The city board voted to absorb the additional costs for recycling for one year in 2011. Staff members said the $1.03 per month increase will bring the total cost of recycling to $2.76 per month — the cost charged by the contractor and the amount Sherwood and North Little Rock residents are already being charged.

The board also approved the 2013 budget after a short discussion. A representative from the firefighters union spoke against approving the budget because of ongoing negotiations between the union and the city.

Passing the budget “doesn’t hinder my ability to go forward in these discussions,” Moore said. “We’re continuing to have dialogue.

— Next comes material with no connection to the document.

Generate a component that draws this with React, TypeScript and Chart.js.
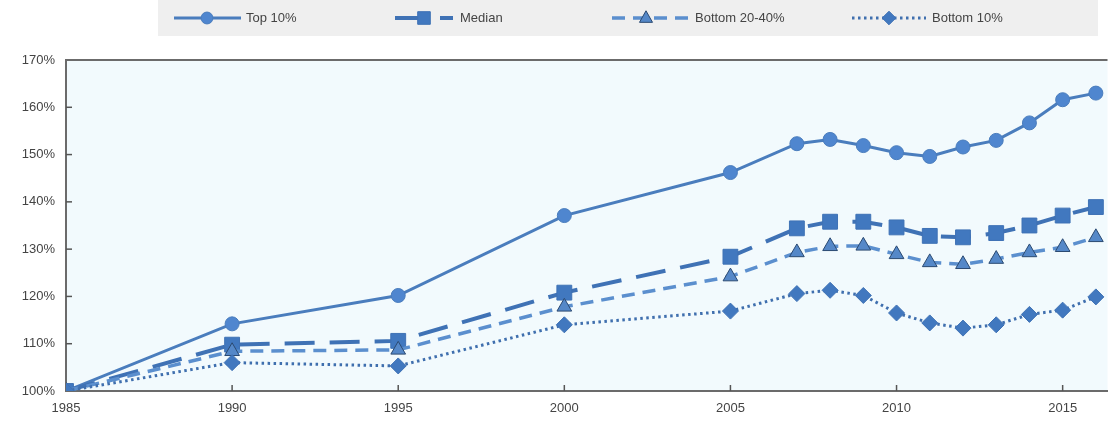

Those discussions have not been terminated or addressed at this point.”

At-Large Director Joan Adcock asked about the city’s plan to give $100,000 to the Metro Little Rock Alliance, which operates out of the Little Rock Regional Chamber of Commerce office in Little Rock. The city did not give any money to the agency in 2012, according to the group’s contribution list.

The group’s total budget was $177,000 this year, and Chamber Chief Executive Officer Jay Chesshir said the plan has been to try to increase that budget to $300,000 or more.

“That group was operating at 65 percent of their budget for the last few years because of the economy,” he said. “This is simply a marketing entity which we have used since 2005. It can market us as a community of more than 1 million people instead of as smaller communities to attract larger opportunities and larger companies.”

Adcock, who raised questions about the expenditure several times, said she wanted to make sure the public understood the expenditure before the board voted.

Other expenditures include new hires for police, fire and code enforcement departments, and a 15 percent increase in employee health-care expenditures. The budget also includes a $697,000 increase for the Central Arkansas Transit Authority, partly to pay for two new bus routes.